OPINIÃO

A culpa pelas enchentes

Por Zarcillo Barbosa |
| Tempo de leitura: 3 min
O autor é jornalista e articulista do JC

No dia 1º de novembro de 1755, Lisboa foi sacudida por um terremoto que destruiu toda a estrutura da cidade e matou entre 30 a 60 mil pessoas. A Catedral de Lisboa estava lotada e desmoronou sobre a cabeça dos fiéis que rezavam por Todas as Almas, como era chamado o feriado. Seguiram-se ao abalo, incêndios incontroláveis e tsunami.

Contemporâneo da catástrofe, Voltaire considerou que tal fenômeno jamais poderia ter ocorrido se a Terra fosse, como até aquele momento se acreditava cegamente, uma criação divina, regulada pelos princípios da ordem e harmonia. Se Deus pune os pecadores, que pecado teriam cometido as crianças mortas? Por que Lisboa, e não Londres ou Paris?

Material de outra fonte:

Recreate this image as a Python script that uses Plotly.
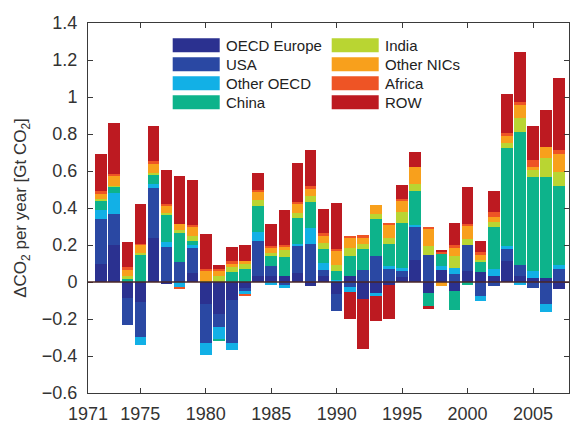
import plotly.graph_objects as go

# ---------------- data ----------------
years = list(range(1972, 2008))

oecd_europe = [0.10, 0.20, -0.086, -0.11, 0.237, -0.01, 0.0, 0.05, -0.118, -0.175,
               -0.095, -0.03, 0.034, 0.03, 0.03, 0.048, -0.023, 0.03, -0.065, 0.03,
               -0.09, -0.06, -0.015, 0.025, 0.12, -0.06, 0.066, -0.047, 0.06, 0.054,
               0.03, 0.115, 0.03, 0.02, 0.02, -0.036]
usa = [0.24, 0.17, -0.149, -0.186, 0.269, 0.19, 0.11, 0.136, -0.21, -0.07,
       -0.235, -0.02, 0.185, 0.054, -0.018, 0.147, 0.204, 0.036, -0.093, -0.025,
       0.066, 0.143, 0.07, 0.035, 0.18, 0.147, 0.0, 0.043, 0.14, -0.077,
       -0.02, 0.065, 0.063, -0.032, -0.117, 0.07]
other_oecd = [0.05, 0.11, 0.0, -0.045, 0.023, 0.027, -0.027, 0.014, -0.068, -0.068,
              -0.04, -0.014, 0.054, -0.018, -0.014, 0.01, 0.086, 0.036, 0.01, -0.03,
              0.0, -0.018, 0.018, 0.014, 0.01, 0.0, 0.018, 0.032, 0.0, -0.027,
              0.04, 0.016, -0.018, 0.04, -0.047, 0.023]
china = [0.05, 0.036, 0.018, 0.147, 0.047, 0.147, 0.16, 0.023, 0.0, -0.007,
         0.054, 0.07, 0.14, 0.054, 0.107, 0.14, 0.143, 0.075, 0.05, 0.113,
         0.11, 0.2, 0.116, 0.245, 0.18, -0.07, 0.07, -0.107, -0.014, 0.054,
         0.23, 0.526, 0.717, 0.51, 0.55, 0.427]
india = [0.01, 0.005, 0.016, 0.009, 0.014, 0.01, 0.01, 0.025, 0.005, 0.03,
         0.027, 0.027, 0.03, 0.018, 0.036, 0.03, 0.032, 0.036, 0.032, 0.043,
         0.027, 0.025, 0.032, 0.06, 0.04, 0.045, 0.0, 0.063, 0.03, 0.013,
         0.027, 0.027, 0.077, 0.036, 0.099, 0.072]
other_nics = [0.03, 0.057, 0.036, 0.045, 0.05, 0.04, 0.036, 0.05, 0.052, 0.027,
              0.02, 0.015, 0.045, 0.027, 0.02, 0.047, 0.04, 0.041, 0.08, 0.054,
              0.036, 0.05, 0.075, 0.06, 0.09, 0.095, -0.023, 0.045, 0.077, 0.023,
              0.027, 0.04, 0.072, 0.018, 0.063, 0.099]
africa = [0.01, 0.005, 0.01, 0.005, 0.014, 0.009, -0.008, 0.012, 0.014, 0.013,
          0.01, -0.014, 0.009, 0.013, 0.009, 0.009, 0.012, 0.009, 0.005, 0.01,
          0.014, 0.0, 0.009, 0.007, 0.0, 0.013, 0.01, 0.018, 0.009, 0.016,
          0.027, 0.014, 0.016, 0.036, 0.0, 0.022]
row = [0.20, 0.275, 0.134, 0.213, 0.188, 0.18, 0.255, 0.24, 0.19, 0.023,
       0.08, 0.088, 0.09, 0.12, 0.185, 0.213, 0.194, 0.13, 0.25, -0.147,
       -0.274, -0.135, -0.187, 0.077, 0.084, -0.018, 0.01, 0.116, 0.2, 0.06,
       0.113, 0.215, 0.27, 0.185, 0.197, 0.39]

series_names = ["OECD Europe", "USA", "Other OECD", "China",
                "India", "Other NICs", "Africa", "ROW"]
series_values = [oecd_europe, usa, other_oecd, china,
                 india, other_nics, africa, row]
series_colors = ["#2b3190", "#2a48a3", "#12b0e6", "#0db38b",
                 "#b9d532", "#f8a01c", "#ee5425", "#bd1a21"]

x_tick_vals = [1971, 1975, 1980, 1985, 1990, 1995, 2000, 2005]
y_title = "ΔCO<sub>2</sub> per year [Gt CO<sub>2</sub>]"

# ---------------- layout constants ----------------
W, H = 571, 423
ML, MR, MT, MB = 88, 2, 23, 30
PW, PH = W - ML - MR, H - MT - MB
FONT = "Liberation Sans, Arial, sans-serif"
AXIS_COLOR = "#3a3a3a"
TEXT_COLOR = "#333333"


def px_x(px):
    return (px - ML) / PW


def px_y(py):
    return 1 - (py - MT) / PH


fig = go.Figure()
for name, vals, col in zip(series_names, series_values, series_colors):
    fig.add_trace(go.Bar(
        x=years, y=vals, name=name, width=0.88,
        marker=dict(color=col, line=dict(width=0)),
        showlegend=False,
    ))

# manual two-column legend with wide swatches
legend_rows_py = [45.3, 64.3, 83.3, 102.3]
legend_cols_px = [172.7, 331.7]
sw_w, sw_h, txt_gap = 47, 14, 4
shapes = []
annotations = []
for i, (name, col) in enumerate(zip(series_names, series_colors)):
    c, r = divmod(i, 4)
    x0 = legend_cols_px[c]
    yc = legend_rows_py[r]
    shapes.append(dict(type="rect", xref="paper", yref="paper",
                       x0=px_x(x0), x1=px_x(x0 + sw_w),
                       y0=px_y(yc + sw_h / 2), y1=px_y(yc - sw_h / 2),
                       fillcolor=col, line=dict(width=0), layer="above"))
    annotations.append(dict(xref="paper", yref="paper",
                            x=px_x(x0 + sw_w + txt_gap), y=px_y(yc),
                            xanchor="left", yanchor="middle", showarrow=False,
                            text=name, font=dict(family=FONT, size=15, color="#222222")))

# zero baseline above the bars
shapes.append(dict(type="line", xref="paper", yref="y", x0=0, x1=1, y0=0, y1=0,
                   line=dict(color="#4a2626", width=1.5), layer="above"))

fig.update_layout(
    width=W, height=H,
    margin=dict(l=ML, r=MR, t=MT, b=MB, pad=0),
    barmode="relative", bargap=0,
    paper_bgcolor="white", plot_bgcolor="white",
    font=dict(family=FONT, size=18, color=TEXT_COLOR),
    shapes=shapes, annotations=annotations,
    showlegend=False,
)
fig.update_xaxes(
    range=[1971, 2007.75], tickvals=x_tick_vals,
    ticks="inside", ticklen=5, tickcolor=AXIS_COLOR, mirror="ticks",
    showline=True, linecolor=AXIS_COLOR, linewidth=1,
    showgrid=False, zeroline=False, tickfont=dict(size=18),
    ticklabelstandoff=4, automargin=False,
)
fig.update_yaxes(
    range=[-0.6, 1.4], tick0=0, dtick=0.2,
    ticks="inside", ticklen=5, tickcolor=AXIS_COLOR, mirror="ticks",
    showline=True, linecolor=AXIS_COLOR, linewidth=1,
    showgrid=False, zeroline=False, tickfont=dict(size=18),
    ticklabelstandoff=6, automargin=False,
    title=dict(text=y_title, font=dict(size=17), standoff=10),
)

fig.write_html("out.html")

Rousseau assumiu a árdua tarefa de defender a Providência, que nada teria a ver com o desastre. A natureza é um todo regulado - dizia. Não há efeito sem causa, acontecimento sem razão alguma, nem evento sem qualquer efeito, tudo está ligado. O filósofo genebrino teria uma aprovação muito maior, hoje, quando se considera que tempestades, furacões, secas, são agravadas pela ação humana. Discute-se, exaustivamente, sobre os efeitos do aquecimento global, mas teimamos em considerar "coisa de ecochato" bater sempre na mesma tecla de respeitar o meio ambiente.

As enchentes catastróficas não acontecem somente nos Estados Unidos ou em países asiáticos. Todos nós, estamos chocados e condoídos com o Sul do Brasil, onde mais de 150 pessoas morreram e outras 500 mil estão desabrigadas. Secas e incêndios florestais acontecem, todos os anos, no Nordeste, na Amazônia e no Pantanal. Essas regiões afligidas, com muito mato e pouca gente, causam pouca preocupação aqui no Sudeste. Nos primeiros vinte anos deste século, desastres comumente descritos como "naturais", afetaram 4 bilhões de pessoas no mundo, mataram mais de 1 milhão e provocaram prejuízos de 3 trilhões de dólares.

Nem cabe mais discutir, nesta altura, se a natureza endoidou ou se o mundo virou de ponta cabeça. Desastre é o que ocorre quando um fenômeno potente, mesmo se causado pela natureza, encontra uma população humana despreparada para mitigar os efeitos.

Enchente, se o leitor aceitar o conceito acima, não é desastre, mas atingindo uma cidade despreparada, sem construções sólidas, sem abrigos, sem drenagem adequada, transforma-se em evento catastrófico. Pensar em políticas públicas que possam amenizar os efeitos emocionais deste evento para as pessoas, é o mínimo que se espera do agente público. As cidades precisam estar preparadas, não só para avisos da Defesa Civil e para amontoar desabrigados em ginásios de esporte.

Pesquisas de âmbito mundial (Brasil incluso) da Associação Americana de Psicologia, detectam a "ansiedade climática" que inferniza a vida das pessoas. Essa ecoansiedade se traduz em medo crônico de sofrer cataclismo ambiental. No Brasil, ecoansiedade até ganhou status formal ao ser incorporada como nova palavra pela Academia Brasileira de Letras que a define como "um estado de inquietação e angústia desencadeado pela expectativa de graves consequências nas mudanças climáticas, e pela percepção de impotência diante dos danos irreversíveis ao meio ambiente".

Há aqueles que consideram que o Planeta já sofreu o suficiente por causa das atividades humanas, a ponto de os efeitos nocivos não terem mais volta. Agora, é pensar nos sobreviventes. Emoções desconfortáveis, angústia, tristeza, impotência, dó e até raiva em relação às mudanças climáticas e suas consequências, precisam de atenção. Faltam investimentos em prevenções, infraestrutura, manutenção, análise de risco e planos de mitigação. Remediar efeitos é mais caro do que os prevenir.

Pensando nisso, o presidente Lula anunciou a criação de um Centro Nacional de Desastres. Não sei o que será feito do Centro Nacional de Monitoramento e Alertas de Desastres Naturais (Cemaden) e com o Plano Nacional de Defesa Civil, no papel desde 2012.